One of the major pillars of the stimulus package is infrastructure spending that will quickly create jobs while rebuilding the nation's transportation networks. Los Angeles County is expected to receive $447 million for transit-related projects and at least $380 million in highway funding in the House version of the bill. While we must disperse these funds quickly, we must ensure that they constitute a significant and lasting investment in our country, such as building ready-to-go capital projects like the Gold Line Foothill Extension that will benefit our community for decades. 

By also focusing on renewable energy, we meet both goals for the stimulus. The green energy sector is burgeoning and offers many opportunities to give the economy a quick boost. The bill includes billions in federal loan guarantees to help local and state governments finance new projects, a necessity in these credit-starved times, while extending tax incentives for renewable energy developers and funding for immediate reliability improvements to the national electrical grid. 

But much of the renewable energy section of the bill is also vital to long-term economic health and competitiveness. Each solar panel or wind turbine we build makes the next one cheaper, and the stimulus includes funding for research and development that will provide the clean, efficient new technologies that will produce our energy in the future. The stimulus is merely the first in a wave of solar, geothermal and wind energy investments that will transform our economy and create well-paid, high-tech jobs in America, without plundering our nation's natural resources. This bill is not just a first step; it is a great leap toward a clean, sustainable high-tech economy. 

The recession and the hyper-competitive global economy are endangering our advantage in human capital. Despite today's economic challenges, we must prepare our children to compete in the 21st Century economy by building new schools, modernizing others, and increasing assistance to school districts to avoid layoffs. At a meeting I hosted on Friday with local school board members and superintendents, I identified more than $95 million in the stimulus bill that will go out to schools in our community over the next two years. 

The bill also expands access to higher education and contains provisions making college more affordable for many low- and middle-income families, including: a new American Opportunity Tax Credit of $2,500 for students who perform at least 100 hours of community service; an increase to the Pell grant maximum by $500 to $5,350, and $79 billion in state block grants with 61 percent of that funding directed to both pre K-12 and higher education. These investments will ensure that the recovery, when it comes, will be broad and sustainable. 

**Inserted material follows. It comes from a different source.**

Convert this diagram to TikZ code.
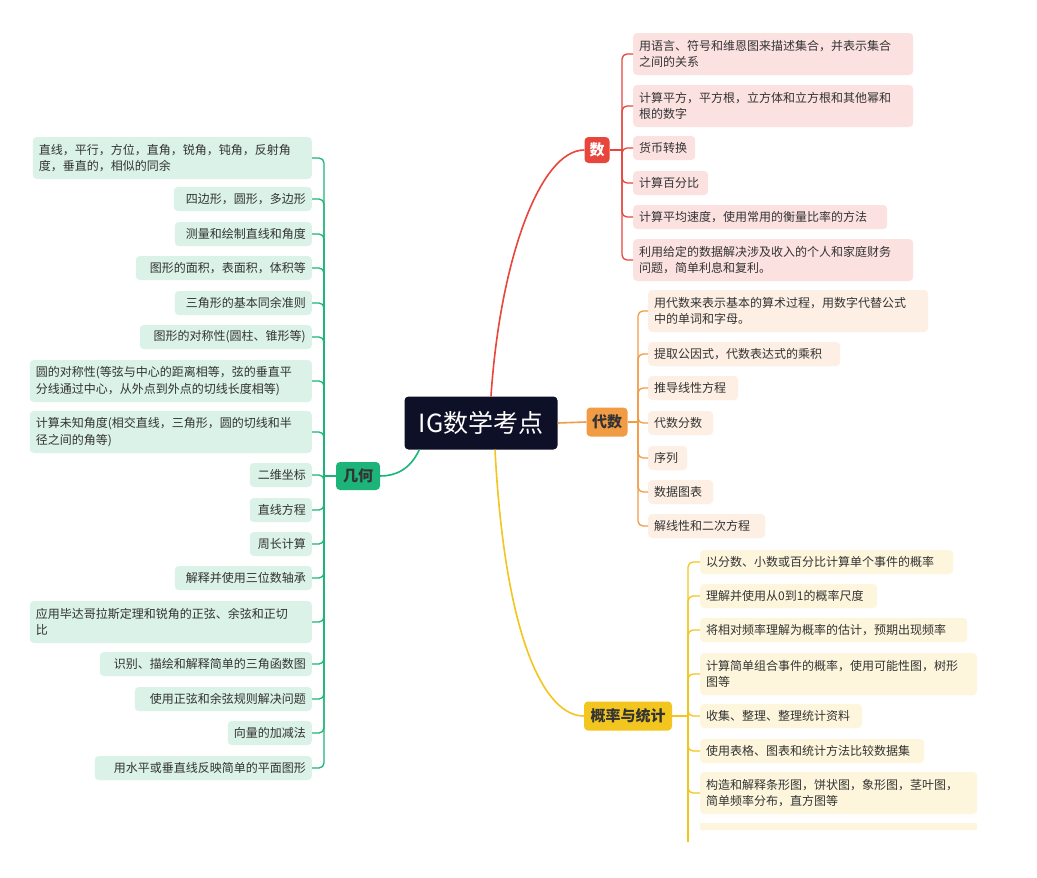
\documentclass[tikz,border=0pt]{standalone}
\usepackage{fontspec}
\setmainfont{Noto Sans CJK SC}
\definecolor{cred}{HTML}{E8453C}\definecolor{lred}{HTML}{FCE1E1}
\definecolor{corg}{HTML}{F29B45}\definecolor{lorg}{HTML}{FDEFE3}
\definecolor{cyel}{HTML}{F2C61F}\definecolor{lyel}{HTML}{FDF6DC}
\definecolor{cgrn}{HTML}{1DB47A}\definecolor{lgrn}{HTML}{DAF2E7}
\definecolor{ctxt}{HTML}{333333}\definecolor{cdark}{HTML}{0E1027}
\begin{document}
\begin{tikzpicture}[x=1pt,y=-1pt,
  leaf/.style={rounded corners=4pt,inner xsep=6pt,inner ysep=2pt,font=\fontsize{12}{16.5}\selectfont,text=ctxt},
  rl/.style={leaf,fill=lred,anchor=west,align=left},
  ol/.style={leaf,fill=lorg,anchor=west,align=left},
  yl/.style={leaf,fill=lyel,anchor=west,align=left},
  gl/.style={leaf,fill=lgrn,anchor=east,align=right},
  gll/.style={leaf,fill=lgrn,anchor=east,align=left},
  br/.style={rounded corners=5pt,line width=1.3pt},
  topic/.style={rounded corners=4pt,font=\fontsize{15}{18}\selectfont\bfseries,inner sep=3pt}]
\useasboundingbox (0,0) rectangle (1037,878);
\fill[white] (0,0) rectangle (1037,878);
% center
\node[fill=cdark,text=white,rounded corners=4pt,minimum width=153pt,minimum height=53pt,font=\fontsize{25}{28}\selectfont] (c) at (481,423) {IG数学考点};
% topics
\node[topic,fill=cred,text=white,minimum width=25pt,minimum height=26pt] (s) at (597,150) {数};
\node[topic,fill=corg,text=ctxt,minimum width=41pt,minimum height=29pt] (d) at (607,422) {代数};
\node[topic,fill=cyel,text=ctxt,minimum width=88pt,minimum height=29pt] (p) at (628,716) {概率与统计};
\node[topic,fill=cgrn,text=ctxt,minimum width=44pt,minimum height=28pt] (g) at (358,476) {几何};
% main connectors
\draw[cred,line width=1.6pt] (c.north)++(10,0) coordinate (c1) .. controls (500,260) and (540,150) .. (s.west);
\draw[corg,line width=1.6pt] (c.east) -- (d.west);
\draw[cyel,line width=1.6pt] (c.south)++(14,0) coordinate (c2) .. controls (505,640) and (545,716) .. (p.west);
\draw[cgrn,line width=1.6pt] (c.south west)++(15,0) coordinate (c3) .. controls (410,470) and (395,476) .. (g.east);
% 数 leaves
\node[rl,text width=268pt,minimum height=42pt] (s1) at (633,54) {用语言、符号和维恩图来描述集合，并表示集合\\之间的关系};
\node[rl,text width=268pt,minimum height=42pt] (s2) at (633,106) {计算平方，平方根，立方体和立方根和其他幂和\\根的数字};
\node[rl,text width=50pt,minimum height=24pt] (s3) at (633,148) {货币转换};
\node[rl,text width=63pt,minimum height=24pt] (s4) at (633,183) {计算百分比};
\node[rl,text width=242pt,minimum height=24pt] (s5) at (633,217) {计算平均速度，使用常用的衡量比率的方法};
\node[rl,text width=268pt,minimum height=42pt] (s6) at (633,260) {利用给定的数据解决涉及收入的个人和家庭财务\\问题，简单利息和复利。};
\coordinate (sb) at (622,150);
\draw[cred,br] (s.east) -- (sb);
\foreach \i in {1,...,6} \draw[cred,br] (sb) |- (s\i.west);
% 代数 leaves
\node[ol,text width=268pt,minimum height=42pt] (d1) at (648,311) {用代数来表示基本的算术过程，用数字代替公式\\中的单词和字母。};
\node[ol,text width=180pt,minimum height=24pt] (d2) at (648,354) {提取公因式，代数表达式的乘积};
\node[ol,text width=78pt,minimum height=24pt] (d3) at (648,388) {推导线性方程};
\node[ol,text width=53pt,minimum height=24pt] (d4) at (648,423) {代数分数};
\node[ol,text width=27pt,minimum height=24pt] (d5) at (648,458) {序列};
\node[ol,text width=53pt,minimum height=24pt] (d6) at (648,492) {数据图表};
\node[ol,text width=105pt,minimum height=24pt] (d7) at (648,526) {解线性和二次方程};
\coordinate (db) at (638,422);
\draw[corg,br] (d.east) -- (db);
\foreach \i in {1,...,7} \draw[corg,br] (db) |- (d\i.west);
% 概率 leaves
\node[yl,text width=241pt,minimum height=24pt] (p1) at (700,562) {以分数、小数或百分比计算单个事件的概率};
\node[yl,text width=165pt,minimum height=24pt] (p2) at (700,596) {理解并使用从0到1的概率尺度};
\node[yl,text width=255pt,minimum height=24pt] (p3) at (700,630) {将相对频率理解为概率的估计，预期出现频率};
\node[yl,text width=265pt,minimum height=42pt] (p4) at (700,674) {计算简单组合事件的概率，使用可能性图，树形\\图等};
\node[yl,text width=150pt,minimum height=24pt] (p5) at (700,716) {收集、整理、整理统计资料};
\node[yl,text width=212pt,minimum height=24pt] (p6) at (700,751) {使用表格、图表和统计方法比较数据集};
\node[yl,text width=265pt,minimum height=42pt] (p7) at (700,793) {构造和解释条形图，饼状图，象形图，茎叶图，\\简单频率分布，直方图等};
\fill[lyel] (700,823) rectangle (977,830);
\coordinate (p8) at (700,826);
\coordinate (pb) at (688,716);
\coordinate (pe) at (688,842);
\draw[cyel,br] (p.east) -- (pb);
\foreach \i in {1,...,7} \draw[cyel,br] (pb) |- (p\i.west);
\draw[cyel,line width=1.3pt] (pb) -- (pe);
% 几何 leaves
\node[gll,text width=267pt,minimum height=42pt] (g1) at (312,158) {直线，平行，方位，直角，锐角，钝角，反射角\\度，垂直的，相似的同余};
\node[gl,text width=126pt,minimum height=24pt] (g2) at (312,199) {四边形，圆形，多边形};
\node[gl,text width=125pt,minimum height=24pt] (g3) at (312,234) {测量和绘制直线和角度};
\node[gl,text width=164pt,minimum height=24pt] (g4) at (312,268) {图形的面积，表面积，体积等};
\node[gl,text width=125pt,minimum height=24pt] (g5) at (312,303) {三角形的基本同余准则};
\node[gl,text width=160pt,minimum height=24pt] (g6) at (312,337) {图形的对称性(圆柱、锥形等)};
\node[gll,text width=270pt,minimum height=42pt] (g7) at (312,381) {圆的对称性(等弦与中心的距离相等，弦的垂直平\\分线通过中心，从外点到外点的切线长度相等)};
\node[gll,text width=270pt,minimum height=42pt] (g8) at (312,432) {计算未知角度(相交直线，三角形，圆的切线和半\\径之间的角等)};
\node[gl,text width=50pt,minimum height=24pt] (g9) at (312,475) {二维坐标};
\node[gl,text width=50pt,minimum height=24pt] (g10) at (312,510) {直线方程};
\node[gl,text width=50pt,minimum height=24pt] (g11) at (312,544) {周长计算};
\node[gl,text width=125pt,minimum height=24pt] (g12) at (312,578) {解释并使用三位数轴承};
\node[gll,text width=270pt,minimum height=42pt] (g13) at (312,622) {应用毕达哥拉斯定理和锐角的正弦、余弦和正切\\比};
\node[gl,text width=200pt,minimum height=24pt] (g14) at (312,664) {识别、描绘和解释简单的三角函数图};
\node[gl,text width=165pt,minimum height=24pt] (g15) at (312,699) {使用正弦和余弦规则解决问题};
\node[gl,text width=72pt,minimum height=24pt] (g16) at (312,733) {向量的加减法};
\node[gl,text width=205pt,minimum height=24pt] (g17) at (312,768) {用水平或垂直线反映简单的平面图形};
\coordinate (gb) at (324,476);
\draw[cgrn,br] (g.west) -- (gb);
\foreach \i in {1,...,17} \draw[cgrn,br] (gb) |- (g\i.east);
\end{tikzpicture}
\end{document}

With the unemployment rate for the L.A.-Long Beach-Glendale Metro area nearing 10 percent, I have heard from constituents who are going through hard times, facing foreclosure, losing their jobs and even going bankrupt. 

One local mother wrote to tell me that she was laid off from her job as a postal carrier in December and applied for unemployment benefits immediately. While she is waiting for the payments, her two adult kids are pitching in so she can continue to provide for her young son. She has turned, as so many have in these troubled times, to prayer. 

The stimulus may provide this mother some of the relief for which she has been praying. The bill increases funding for unemployment insurance benefiting her and 2.3 million other jobless California workers and increases their checks to $325 a week. To help them as they re-enter the workforce, the bill funds adult and dislocated worker training and federal subsidies for COBRA health insurance for a year.

The stimulus bill is far from perfect, and more work needs to be done to ensure that all of the spending in the bill meets the stated purpose of stimulating the economy and helping Americans in need. But our friends and neighbors are hurting, California is struggling and our nation needs a helping hand. This package is a crucial step in reigniting the economic engine that has made America the most productive and innovative economy in the world. It will not solve all of our problems, but it is a start.